The result is the personal and poignant podcast, “All There Is With Anderson Cooper,” in which he explores his own grief and loss as well as that of guests, including the talk show host Stephen Colbert, the poet Elizabeth Alexander and the comedic actress Molly Shannon.
The podcast reached No. 1 on the Apple Podcasts charts in the United States on its first two days of release in September. The eight episodes, produced by CNN, have so far been downloaded more than 4 million times.
Speaking to others about their struggles helped Cooper make better sense of his own. He had put off dealing with his mother’s Manhattan apartment on Beekman Place. But when he finally started going through it, the experience was both cathartic and lonely.
“I was spending hours by myself, reading every Christmas card from the 1970s that my mom received, because I just felt this obligation to have eyes on every piece of paper,” he said, mentioning notes to his mother from the photographers Gordon Parks and Richard Avedon, the writer Dominick Dunne, and the cartoon artist Al Hirschfeld.
Although there are several other podcasts about grief (“Grief Talk”; “The Grief Coach”), Cooper hadn’t listened to them — or many podcasts of any kind, for that matter; he simply wanted to use the format as a way to reach others.
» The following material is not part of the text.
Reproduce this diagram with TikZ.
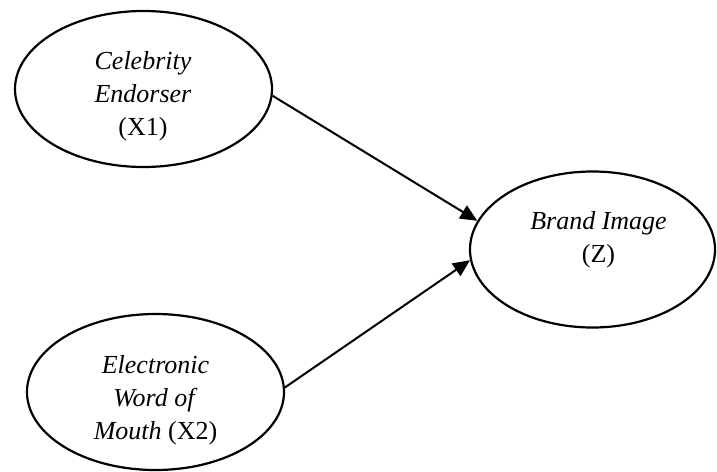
\documentclass[tikz,border=0pt]{standalone}
\usepackage{fontspec}
\setmainfont{Liberation Serif}
\usetikzlibrary{shapes.geometric}
\usetikzlibrary{arrows.meta,positioning}

\begin{document}
\begin{tikzpicture}[x=1pt,y=-1pt]
	\tikzstyle{latent}=[ellipse,draw=black,line width=2.2pt,minimum width=257pt,minimum height=156pt,inner sep=0pt]
	\tikzstyle{caption}=[align=center,font=\fontsize{26}{33}\selectfont,inner sep=0pt]
	\tikzstyle{link}=[-{Triangle[length=17pt,width=15pt]},line width=2pt]

	\useasboundingbox (0,0) rectangle (717,471);

	\node [latent] (x1) at (143.5,89)					{};
	\node [latent] (x2) at (155.5,392)					{};
	\node [latent,minimum width=245pt] (z) at (592.5,249.5)	{};

	\node [caption] (x1t) at (143,96)	{\textit{Celebrity}\\\textit{Endorser}\\(X1)};
	\node [caption] (x2t) at (155.5,400)	{\textit{Electronic}\\\textit{Word of}\\\textit{Mouth} (X2)};
	\node [caption] (zt) at (598.5,240)		{\textit{Brand Image}\\(Z)};

	\draw [link] (x1.-3) -- (z.166);
	\draw [link] (x2.2) -- (z.185);
\end{tikzpicture}
\end{document}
“I just felt like, ‘Why am I so alone in this? This is something we all go through,’” he said. “And this idea gave me great strength, that I’m on a road that has been traveled by everybody, in one form or another. Why every time somebody is going down this road should it feel like the first time?”
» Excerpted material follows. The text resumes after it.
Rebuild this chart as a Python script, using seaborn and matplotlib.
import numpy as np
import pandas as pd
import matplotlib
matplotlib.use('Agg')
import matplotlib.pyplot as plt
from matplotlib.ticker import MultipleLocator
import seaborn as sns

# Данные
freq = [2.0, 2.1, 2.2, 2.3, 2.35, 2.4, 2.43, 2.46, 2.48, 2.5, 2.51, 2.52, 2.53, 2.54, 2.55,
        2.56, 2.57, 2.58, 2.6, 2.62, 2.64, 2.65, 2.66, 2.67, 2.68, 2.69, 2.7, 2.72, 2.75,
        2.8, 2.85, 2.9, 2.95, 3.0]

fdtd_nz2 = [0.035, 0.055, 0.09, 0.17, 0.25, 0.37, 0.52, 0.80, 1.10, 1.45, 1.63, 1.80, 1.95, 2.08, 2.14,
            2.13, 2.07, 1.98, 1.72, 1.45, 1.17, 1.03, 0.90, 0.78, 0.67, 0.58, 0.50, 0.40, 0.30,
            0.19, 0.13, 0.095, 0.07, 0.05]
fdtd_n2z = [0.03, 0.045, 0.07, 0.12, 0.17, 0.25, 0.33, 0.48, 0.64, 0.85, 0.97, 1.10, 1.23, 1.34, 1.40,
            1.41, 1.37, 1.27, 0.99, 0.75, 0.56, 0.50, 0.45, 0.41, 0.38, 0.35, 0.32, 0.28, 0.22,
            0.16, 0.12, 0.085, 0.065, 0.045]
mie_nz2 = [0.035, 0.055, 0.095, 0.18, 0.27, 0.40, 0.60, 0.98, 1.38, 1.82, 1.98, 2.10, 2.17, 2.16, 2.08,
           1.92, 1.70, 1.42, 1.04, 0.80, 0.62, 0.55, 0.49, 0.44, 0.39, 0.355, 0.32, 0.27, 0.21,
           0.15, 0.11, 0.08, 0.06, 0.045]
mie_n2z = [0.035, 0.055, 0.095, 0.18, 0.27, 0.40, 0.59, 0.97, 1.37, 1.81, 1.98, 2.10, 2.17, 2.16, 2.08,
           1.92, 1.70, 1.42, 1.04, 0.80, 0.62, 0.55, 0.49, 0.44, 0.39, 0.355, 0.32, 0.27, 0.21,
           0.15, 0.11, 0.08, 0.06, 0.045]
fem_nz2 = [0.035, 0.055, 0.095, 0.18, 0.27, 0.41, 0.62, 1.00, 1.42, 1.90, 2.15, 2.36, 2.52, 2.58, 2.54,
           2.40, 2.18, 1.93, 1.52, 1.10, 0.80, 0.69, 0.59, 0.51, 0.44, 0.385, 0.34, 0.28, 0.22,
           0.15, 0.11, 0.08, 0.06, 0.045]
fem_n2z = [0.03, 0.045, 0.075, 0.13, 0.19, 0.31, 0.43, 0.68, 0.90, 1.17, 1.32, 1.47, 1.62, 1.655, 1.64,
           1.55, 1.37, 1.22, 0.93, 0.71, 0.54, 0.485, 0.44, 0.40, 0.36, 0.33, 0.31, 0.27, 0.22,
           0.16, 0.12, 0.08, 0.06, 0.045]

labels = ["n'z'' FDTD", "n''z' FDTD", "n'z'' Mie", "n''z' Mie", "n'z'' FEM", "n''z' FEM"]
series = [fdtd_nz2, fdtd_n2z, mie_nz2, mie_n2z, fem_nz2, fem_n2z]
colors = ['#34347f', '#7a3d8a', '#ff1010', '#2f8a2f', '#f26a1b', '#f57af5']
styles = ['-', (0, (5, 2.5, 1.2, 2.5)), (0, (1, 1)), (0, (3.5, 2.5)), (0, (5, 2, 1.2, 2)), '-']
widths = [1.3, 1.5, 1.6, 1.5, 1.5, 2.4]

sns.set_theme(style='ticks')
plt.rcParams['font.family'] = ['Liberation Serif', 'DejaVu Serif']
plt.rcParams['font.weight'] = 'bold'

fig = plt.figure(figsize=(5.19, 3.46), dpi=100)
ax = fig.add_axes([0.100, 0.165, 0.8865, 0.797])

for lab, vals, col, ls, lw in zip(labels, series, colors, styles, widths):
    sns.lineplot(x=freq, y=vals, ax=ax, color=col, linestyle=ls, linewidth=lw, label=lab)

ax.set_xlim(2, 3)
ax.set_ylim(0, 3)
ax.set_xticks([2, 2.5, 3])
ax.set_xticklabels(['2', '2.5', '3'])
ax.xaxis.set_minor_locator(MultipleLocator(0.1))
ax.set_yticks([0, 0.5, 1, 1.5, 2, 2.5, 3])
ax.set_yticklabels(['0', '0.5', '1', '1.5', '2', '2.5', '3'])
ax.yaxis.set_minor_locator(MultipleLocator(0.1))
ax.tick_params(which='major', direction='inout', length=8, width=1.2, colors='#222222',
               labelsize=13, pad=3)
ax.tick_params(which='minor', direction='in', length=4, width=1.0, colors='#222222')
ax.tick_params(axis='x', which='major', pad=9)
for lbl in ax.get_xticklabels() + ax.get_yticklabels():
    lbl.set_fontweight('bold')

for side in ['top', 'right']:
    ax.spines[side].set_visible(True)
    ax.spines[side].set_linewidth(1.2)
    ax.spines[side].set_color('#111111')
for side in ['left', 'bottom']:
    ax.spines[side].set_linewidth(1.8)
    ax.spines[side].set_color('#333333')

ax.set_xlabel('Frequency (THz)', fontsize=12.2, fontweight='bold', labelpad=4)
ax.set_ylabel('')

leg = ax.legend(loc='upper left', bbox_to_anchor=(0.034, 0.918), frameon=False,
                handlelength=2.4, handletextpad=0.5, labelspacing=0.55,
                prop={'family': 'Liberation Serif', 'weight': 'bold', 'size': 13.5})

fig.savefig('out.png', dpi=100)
Initially, producers from CNN came to his mother’s apartment to interview Cooper for the podcast. But he quickly realized that he did not want to be interviewed; the presence of other people in his mother’s home — and their questions — felt invasive. So he asked his colleagues to just leave the equipment and he taped himself.
“I didn’t want it to sound perfect,” Cooper said. “I just wanted it to be me, in my mom’s apartment, going through this stuff and not have it be somebody else’s idea of what I was thinking or asking me about what I’m thinking. I just wanted to talk.”
When it came to choosing guests, Cooper knew that he wanted to speak to Colbert about the talk show comedian’s philosophy on approaching grief with gratitude.
“To be the most human means you experience loss and death and suffering — that is part of what it is to be human,” Cooper said, summarizing Colbert’s perspective. “So if you’re grateful for being human, you have to be grateful for that.”
The performance artist and musician Laurie Anderson, who talked in a segment about losing her husband, the singer Lou Reed, in 2013, said she was impressed by the podcast’s depth and sweep. “Having someone who is a war reporter talk about grief in such a personal way,” she said. “These are epic reports.”
For his final episode, Cooper featured some of the 1,000 messages he received from listeners. Kerri D’Alessandro, 52, a third-grade teacher from Glenville, N.Y., called in with the story of finding her father floating in the ocean when she was 18, holding him there till help came.
“When you have a day like that — a terrible day — it’s a lonely thing,” D’Alessandro said in a telephone interview. “To hear people talking about the long term effects of their grief — Molly Shannon saying she could never put down roots because the world felt so unstable (she couldn’t hang a picture) or Stephen Colbert saying he thought he wouldn’t be able to live past the age when his father died — it just brought home to me what we all carry around.”
“He created a community that I’ve been looking for for 34 years that just didn’t exist,” she added of Cooper. “It’s been healing.”
Working on the audio series has helped Cooper conceptualize his own losses in new ways. He was intrigued by an idea discussed on the podcast, for example, by B.J. Miller, a hospice and palliative care doctor at the University of California: that you can get to know people after they’re gone, as Cooper has hoped to better understand his brother, who leaped from a balcony within view of his mother.
“I was always in this defensive crouch after my dad died,” Cooper said. “It made it very difficult for me to get to know Carter or expose myself to him.”
The podcast has also made it easier for Cooper to give in to tears, as he does at several points during the series and did during this interview.
“At the end of the first episode, I cried and I seriously thought, ‘I should delete this immediately.’ I mean, who wants to hear some middle-aged guy cry? It’s not exactly fantastic listening,” he said. “But then I thought, how many people have I interviewed and asked them incredibly personal questions at incredibly difficult moments of their lives? I believe in asking people those questions. I believe in bearing witness to the suffering of others. Why should I be exempt from this?”
Given the strong response to the podcast, Cooper is considering another season, though he does not know what form that might take.
In the meantime, he continues to find himself moved by the messages from listeners. “I could sort of feel them out there,” he said. “And to suddenly realize that I don’t necessarily have to go to a place that has collapsed in order to connect with people in the most secret, important places — that’s been interesting to me.”
“I’m not good with the cocktail party chatter,” he added. “I’d much rather have these conversations.”